Como hemos visto, Javier Coma define al género destacando la importancia que tuvieron los años 20 estadounidenses cuando con el auge del cine se vivió un jolgorio económico asombroso. En su libro La novela negra. Historia de la aplicación del realismo crítico a la novela policíaca norteamericana [49] reconoce al comic y al jazz como características de época y a los llamados "años locos” como delineadores de modelos de comportamiento y de consumo verdaderamente originales. Y subraya que junto a la frivolidad y el heroísmo cinematográficos, las rubias platinadas y los galanes y los cowboys, también se desarrolló un agudo sentido crítico, por lo menos en la literatura. Por eso cuando todo explotó, con la crisis de 1929-30 y la sucesión de huelgas, represión, desempleo, gangsterismo político y sindical, corrupción generalizada, guerras entre bandas mafiosas y tráfico de alcohol, armas y drogas, los escritores estadounidenses no tuvieron necesidad de inventar esa realidad. Simplemente la metieron en sus narraciones, la mostraron e interpretaron, y después la llevaron a la pantalla. Así se explica que muchos de los mejores autores del género negro, como Hammett, Chandler, Cain, Gruber, McCoy, Thompson y el mismísimo William Faulkner, entre otros, fueran todos notables guionistas en Hollywood. [50]
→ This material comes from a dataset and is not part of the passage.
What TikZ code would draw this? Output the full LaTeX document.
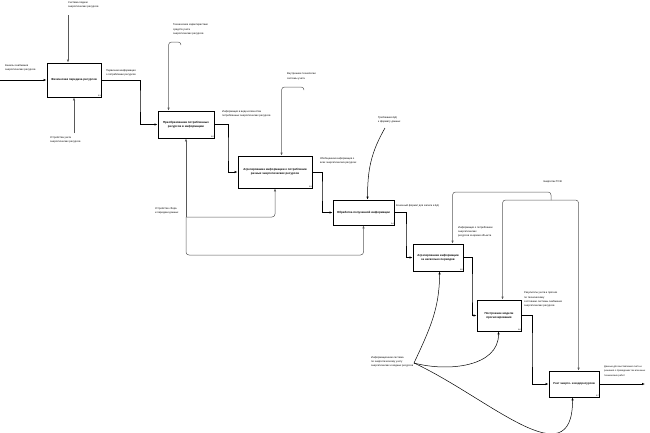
\documentclass[tikz,border=0pt]{standalone}
\usepackage{fontspec}
\setmainfont{Liberation Sans}
\usetikzlibrary{arrows.meta}

\begin{document}
\begin{tikzpicture}[x=1pt,y=-1pt,
    box/.style={draw, line width=0.9pt, fill=white, align=center, inner sep=1pt,
      font=\fontsize{2.9}{4}\selectfont\bfseries},
    lbl/.style={anchor=north west, align=left, inner sep=0pt, font=\fontsize{2.6}{4.1}\selectfont},
    num/.style={anchor=south east, inner sep=0.6pt, font=\fontsize{2}{2}\selectfont},
    flow/.style={line width=0.7pt, -{Latex[length=3pt,width=2.4pt]}},
    ctrl/.style={gray!70!black, line width=0.5pt, -{Latex[length=3pt,width=2.4pt]}, rounded corners=3pt}]
  \useasboundingbox (0,0) rectangle (650,432);

  % function boxes
  \foreach \n/\cx/\cy/\w/\h/\txt in {
      1/74/80/54/34/{Физическая передача ресурсов},
      2/186/124.5/56/27/{Преобразование потребленных\\ресурсов в информацию},
      3/275/172/74/32/{Агрегирование информации о потреблении\\разных энергетических ресурсов},
      4/363.5/212.5/61/25/{Обработка полученной информации},
      5/438/257.5/50/27/{Агрегирование информации\\за несколько периодов},
      6/499/315.5/44/31/{Построение модели\\прогнозирования},
      7/574/384/50/26/{Учет энерго- и водоресурсов}} {
    \node[box, minimum width=\w, minimum height=\h] (b\n) at (\cx,\cy) {\txt};
    \node[num] (n\n) at (b\n.south east) {A\n};
  }

  % labels
  \node[lbl] (lin) at (5,64) {Каналы снабжения\\энергетических ресурсов};
  \node[lbl] (lc1) at (68,1) {Система подачи\\энергетических ресурсов};
  \node[lbl] (lm1) at (50,136) {Устройства учета\\энергетических ресурсов};
  \node[lbl] (lo1) at (106,69) {Первичная информация\\о потреблении ресурсов};
  \node[lbl] (lc2) at (173,24) {Технические характеристики\\средств учета\\энергетических ресурсов};
  \node[lbl] (lo2) at (222,110) {Информация в виде количества\\потребленных энергетических ресурсов};
  \node[lbl] (lc3) at (287,73) {Внутренние технологии\\системы учета};
  \node[lbl] (lo3) at (320,157) {Обобщенная информация о\\всех энергетических ресурсах};
  \node[lbl] (lc4) at (378,116) {Требования БД\\к формату данных};
  \node[lbl] (lm2) at (155,207) {Устройство сбора\\и передачи данных};
  \node[lbl] (lo4) at (396,204) {Конечный формат для записи в БД};
  \node[lbl] (le) at (543,180) {Энергетик ТСЖ};
  \node[lbl] (lc5) at (458,226) {Информация о потреблении\\энергетических\\ресурсов за время объекта};
  \node[lbl] (lo6) at (524,292) {Результаты учета и прогноз\\по техническому\\состоянию системы снабжения\\энергетических ресурсов};
  \node[lbl, font=\fontsize{2.4}{4.1}\selectfont] (lo7) at (604,366) {Данные для выставления счета и\\решения о проведении тех или иных\\технических работ};
  \node[lbl] (lm7) at (371,356) {Информационная система\\по энергетическому учету\\энергетических и водных ресурсов};

  % free ends and bends
  \coordinate (in1) at (0,80);
  \coordinate (k1) at (68,15);
  \coordinate (m1) at (74,133);
  \coordinate (o1) at (140,100);
  \coordinate (k2) at (181,45);
  \coordinate (o2) at (228,150);
  \coordinate (k3) at (304,90);
  \coordinate (o3) at (322,190);
  \coordinate (k4) at (385,128);
  \coordinate (mm) at (186,217);
  \coordinate (o4) at (406,235);
  \coordinate (ej) at (551,200);
  \coordinate (o5) at (472,290);
  \coordinate (o6) at (532,350);
  \coordinate (out7) at (645,384);
  \coordinate (mj) at (414,363);

  % main flow
  \draw[flow] (in1) -- (b1.west);
  \draw[flow] (b1.east) -| (o1) |- (b2.west);
  \draw[flow] (b2.east) -| (o2) |- (b3.west);
  \draw[flow] (b3.east) -| (o3) |- (b4.west);
  \draw[flow] (b4.east) -| (o4) |- (b5.west);
  \draw[flow] (b5.east) -| (o5) |- (b6.west);
  \draw[flow] (b6.east) -| (o6) |- (b7.west);
  \draw[flow] (b7.east) -- (out7);

  % controls
  \draw[ctrl] (k1) -- (k1 |- b1.north);
  \draw[ctrl] (k2) -- ++(0,-3) -| ([xshift=11pt]b2.north west);
  \draw[ctrl] (k3) -- ++(0,-3) -| ([xshift=44pt]b3.north west);
  \draw[flow, line width=0.5pt] (k4) to[out=-120,in=90] ([xshift=35pt]b4.north west);
  \draw[ctrl] (ej) -- ++(0,-8) -| ([xshift=40pt]b5.north west);
  \draw[ctrl] (ej) -| ([xshift=26pt]b6.north west);
  \draw[ctrl] (ej) -| ([xshift=30pt]b7.north west);

  % mechanisms
  \draw[ctrl] (m1) -- (m1 |- b1.south);
  \draw[ctrl] (mm) -- (b2.south);
  \draw[ctrl] (mm) -| (b3.south);
  \draw[ctrl] (mm) -- ++(0,38) -| (b4.south);
  \draw[flow, line width=0.5pt] (mj) to[out=65,in=-90] ([xshift=27pt]b5.south west);
  \draw[flow, line width=0.5pt] (mj) to[out=-15,in=-90] ([xshift=22pt]b6.south west);
  \draw[flow, line width=0.5pt] (mj) to[out=-25,in=-90,looseness=1.3] ([xshift=24pt]b7.south west);
\end{tikzpicture}
\end{document}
De modo que es posible afirmar que el género negro nació como una corriente interna, natural, dentro de la tradición realista de la literatura norteamericana. Hay una conciencia social en estos escritores, señalaron Piglia y Martini en más de una ocasión. Scott Fitzgerald, Caldwell, Steinbeck, John Dos Passos, Nathanael West, Faulkner y Hemingway eran todos considerados tough-writers (escritores duros). Y aunque algunos de ellos produjeron obras acaso involuntariamente negras, otros como Hemingway (con Los asesinos y Tener y no tener) y Faulkner (por lo menos con Santuario) deben ser considerados fundacionales, ya que anticiparon características del estilo narrativo negro: crimen; intriga y suspenso; fuerte oralidad con predominio de diálogo duro; acción vertiginosa; ironía constante; y corrosiva crítica de costumbres.